Begin DATASET EXCERPT
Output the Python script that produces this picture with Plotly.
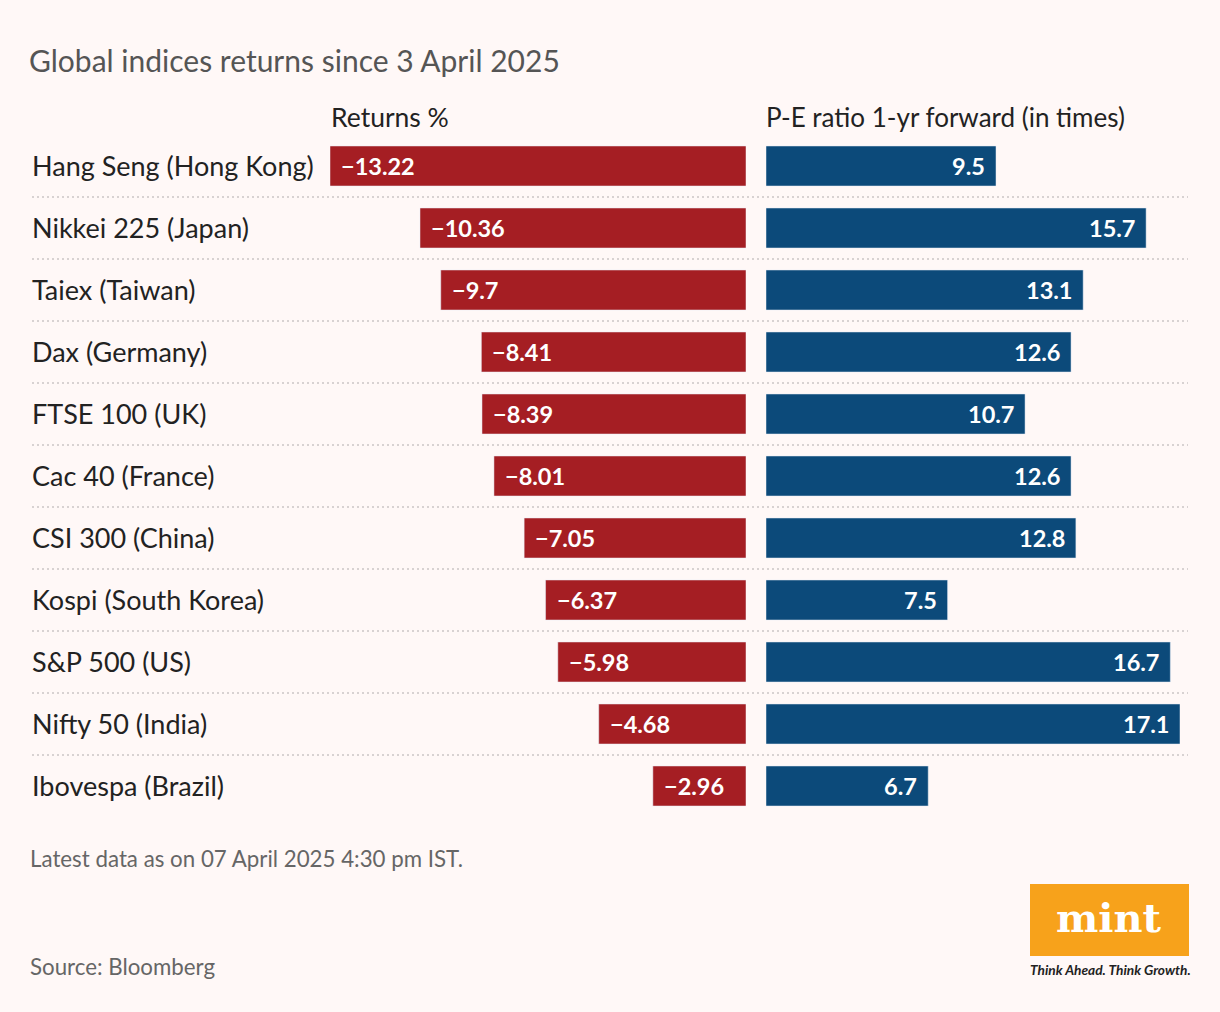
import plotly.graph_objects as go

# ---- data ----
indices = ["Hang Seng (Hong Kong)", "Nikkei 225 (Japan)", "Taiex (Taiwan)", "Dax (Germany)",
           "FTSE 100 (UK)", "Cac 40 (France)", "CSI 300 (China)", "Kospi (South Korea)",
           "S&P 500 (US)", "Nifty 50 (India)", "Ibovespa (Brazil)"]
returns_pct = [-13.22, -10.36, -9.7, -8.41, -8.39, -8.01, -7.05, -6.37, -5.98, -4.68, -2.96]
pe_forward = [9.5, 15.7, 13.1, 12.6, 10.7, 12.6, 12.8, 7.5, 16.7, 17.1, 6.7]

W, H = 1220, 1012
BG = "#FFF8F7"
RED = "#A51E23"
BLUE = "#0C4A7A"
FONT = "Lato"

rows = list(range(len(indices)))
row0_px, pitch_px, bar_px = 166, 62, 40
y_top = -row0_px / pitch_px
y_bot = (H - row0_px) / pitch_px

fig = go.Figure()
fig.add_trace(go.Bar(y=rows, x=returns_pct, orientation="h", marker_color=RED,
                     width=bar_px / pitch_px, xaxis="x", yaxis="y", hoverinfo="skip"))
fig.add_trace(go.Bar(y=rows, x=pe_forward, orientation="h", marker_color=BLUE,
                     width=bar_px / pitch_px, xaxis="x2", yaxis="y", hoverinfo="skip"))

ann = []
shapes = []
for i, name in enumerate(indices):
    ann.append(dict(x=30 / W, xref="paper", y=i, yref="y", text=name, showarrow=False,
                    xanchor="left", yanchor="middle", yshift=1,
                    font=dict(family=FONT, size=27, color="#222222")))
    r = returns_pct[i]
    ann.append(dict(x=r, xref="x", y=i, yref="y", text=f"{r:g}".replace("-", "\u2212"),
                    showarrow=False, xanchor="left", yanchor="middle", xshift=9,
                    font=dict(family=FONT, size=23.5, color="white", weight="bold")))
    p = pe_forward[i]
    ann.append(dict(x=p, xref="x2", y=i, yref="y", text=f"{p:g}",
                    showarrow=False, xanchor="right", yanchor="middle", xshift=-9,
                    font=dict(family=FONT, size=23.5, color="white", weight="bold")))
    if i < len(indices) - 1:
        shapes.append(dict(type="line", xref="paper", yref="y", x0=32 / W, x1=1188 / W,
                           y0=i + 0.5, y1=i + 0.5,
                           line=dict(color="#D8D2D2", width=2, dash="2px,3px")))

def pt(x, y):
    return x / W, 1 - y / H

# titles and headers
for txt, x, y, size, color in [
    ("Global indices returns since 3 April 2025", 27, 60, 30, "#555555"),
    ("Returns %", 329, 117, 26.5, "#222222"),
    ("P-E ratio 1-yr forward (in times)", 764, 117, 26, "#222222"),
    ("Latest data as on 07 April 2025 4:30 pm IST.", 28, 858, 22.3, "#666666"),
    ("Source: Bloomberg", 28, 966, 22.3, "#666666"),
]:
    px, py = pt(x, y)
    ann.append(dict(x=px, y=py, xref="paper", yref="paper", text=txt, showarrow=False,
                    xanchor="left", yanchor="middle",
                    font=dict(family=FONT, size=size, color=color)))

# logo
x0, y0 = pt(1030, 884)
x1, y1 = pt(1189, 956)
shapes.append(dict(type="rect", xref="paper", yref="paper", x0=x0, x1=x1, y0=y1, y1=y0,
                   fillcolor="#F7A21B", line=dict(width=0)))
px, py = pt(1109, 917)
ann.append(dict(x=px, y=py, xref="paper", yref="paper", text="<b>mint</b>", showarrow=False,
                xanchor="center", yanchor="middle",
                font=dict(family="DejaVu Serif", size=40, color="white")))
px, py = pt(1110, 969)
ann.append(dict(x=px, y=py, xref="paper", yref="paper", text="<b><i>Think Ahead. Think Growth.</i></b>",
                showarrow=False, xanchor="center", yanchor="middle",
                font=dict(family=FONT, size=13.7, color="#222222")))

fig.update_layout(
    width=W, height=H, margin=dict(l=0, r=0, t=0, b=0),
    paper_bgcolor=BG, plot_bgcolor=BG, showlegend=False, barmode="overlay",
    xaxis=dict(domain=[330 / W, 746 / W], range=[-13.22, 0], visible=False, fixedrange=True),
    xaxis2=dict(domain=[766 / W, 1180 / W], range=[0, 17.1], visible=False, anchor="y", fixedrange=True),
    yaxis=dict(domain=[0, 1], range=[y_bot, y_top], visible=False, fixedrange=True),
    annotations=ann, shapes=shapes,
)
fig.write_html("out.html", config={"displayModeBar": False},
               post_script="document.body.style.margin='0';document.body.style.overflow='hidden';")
End DATASET EXCERPT
Your task is to reproduce all of the material exactly. The pictures stay out.

RESULT FOR THIS EXERCISE:
Output the Python script that produces this picture with Plotly.
import plotly.graph_objects as go

# ---- data ----
indices = ["Hang Seng (Hong Kong)", "Nikkei 225 (Japan)", "Taiex (Taiwan)", "Dax (Germany)",
           "FTSE 100 (UK)", "Cac 40 (France)", "CSI 300 (China)", "Kospi (South Korea)",
           "S&P 500 (US)", "Nifty 50 (India)", "Ibovespa (Brazil)"]
returns_pct = [-13.22, -10.36, -9.7, -8.41, -8.39, -8.01, -7.05, -6.37, -5.98, -4.68, -2.96]
pe_forward = [9.5, 15.7, 13.1, 12.6, 10.7, 12.6, 12.8, 7.5, 16.7, 17.1, 6.7]

W, H = 1220, 1012
BG = "#FFF8F7"
RED = "#A51E23"
BLUE = "#0C4A7A"
FONT = "Lato"

rows = list(range(len(indices)))
row0_px, pitch_px, bar_px = 166, 62, 40
y_top = -row0_px / pitch_px
y_bot = (H - row0_px) / pitch_px

fig = go.Figure()
fig.add_trace(go.Bar(y=rows, x=returns_pct, orientation="h", marker_color=RED,
                     width=bar_px / pitch_px, xaxis="x", yaxis="y", hoverinfo="skip"))
fig.add_trace(go.Bar(y=rows, x=pe_forward, orientation="h", marker_color=BLUE,
                     width=bar_px / pitch_px, xaxis="x2", yaxis="y", hoverinfo="skip"))

ann = []
shapes = []
for i, name in enumerate(indices):
    ann.append(dict(x=30 / W, xref="paper", y=i, yref="y", text=name, showarrow=False,
                    xanchor="left", yanchor="middle", yshift=1,
                    font=dict(family=FONT, size=27, color="#222222")))
    r = returns_pct[i]
    ann.append(dict(x=r, xref="x", y=i, yref="y", text=f"{r:g}".replace("-", "\u2212"),
                    showarrow=False, xanchor="left", yanchor="middle", xshift=9,
                    font=dict(family=FONT, size=23.5, color="white", weight="bold")))
    p = pe_forward[i]
    ann.append(dict(x=p, xref="x2", y=i, yref="y", text=f"{p:g}",
                    showarrow=False, xanchor="right", yanchor="middle", xshift=-9,
                    font=dict(family=FONT, size=23.5, color="white", weight="bold")))
    if i < len(indices) - 1:
        shapes.append(dict(type="line", xref="paper", yref="y", x0=32 / W, x1=1188 / W,
                           y0=i + 0.5, y1=i + 0.5,
                           line=dict(color="#D8D2D2", width=2, dash="2px,3px")))

def pt(x, y):
    return x / W, 1 - y / H

# titles and headers
for txt, x, y, size, color in [
    ("Global indices returns since 3 April 2025", 27, 60, 30, "#555555"),
    ("Returns %", 329, 117, 26.5, "#222222"),
    ("P-E ratio 1-yr forward (in times)", 764, 117, 26, "#222222"),
    ("Latest data as on 07 April 2025 4:30 pm IST.", 28, 858, 22.3, "#666666"),
    ("Source: Bloomberg", 28, 966, 22.3, "#666666"),
]:
    px, py = pt(x, y)
    ann.append(dict(x=px, y=py, xref="paper", yref="paper", text=txt, showarrow=False,
                    xanchor="left", yanchor="middle",
                    font=dict(family=FONT, size=size, color=color)))

# logo
x0, y0 = pt(1030, 884)
x1, y1 = pt(1189, 956)
shapes.append(dict(type="rect", xref="paper", yref="paper", x0=x0, x1=x1, y0=y1, y1=y0,
                   fillcolor="#F7A21B", line=dict(width=0)))
px, py = pt(1109, 917)
ann.append(dict(x=px, y=py, xref="paper", yref="paper", text="<b>mint</b>", showarrow=False,
                xanchor="center", yanchor="middle",
                font=dict(family="DejaVu Serif", size=40, color="white")))
px, py = pt(1110, 969)
ann.append(dict(x=px, y=py, xref="paper", yref="paper", text="<b><i>Think Ahead. Think Growth.</i></b>",
                showarrow=False, xanchor="center", yanchor="middle",
                font=dict(family=FONT, size=13.7, color="#222222")))

fig.update_layout(
    width=W, height=H, margin=dict(l=0, r=0, t=0, b=0),
    paper_bgcolor=BG, plot_bgcolor=BG, showlegend=False, barmode="overlay",
    xaxis=dict(domain=[330 / W, 746 / W], range=[-13.22, 0], visible=False, fixedrange=True),
    xaxis2=dict(domain=[766 / W, 1180 / W], range=[0, 17.1], visible=False, anchor="y", fixedrange=True),
    yaxis=dict(domain=[0, 1], range=[y_bot, y_top], visible=False, fixedrange=True),
    annotations=ann, shapes=shapes,
)
fig.write_html("out.html", config={"displayModeBar": False},
               post_script="document.body.style.margin='0';document.body.style.overflow='hidden';")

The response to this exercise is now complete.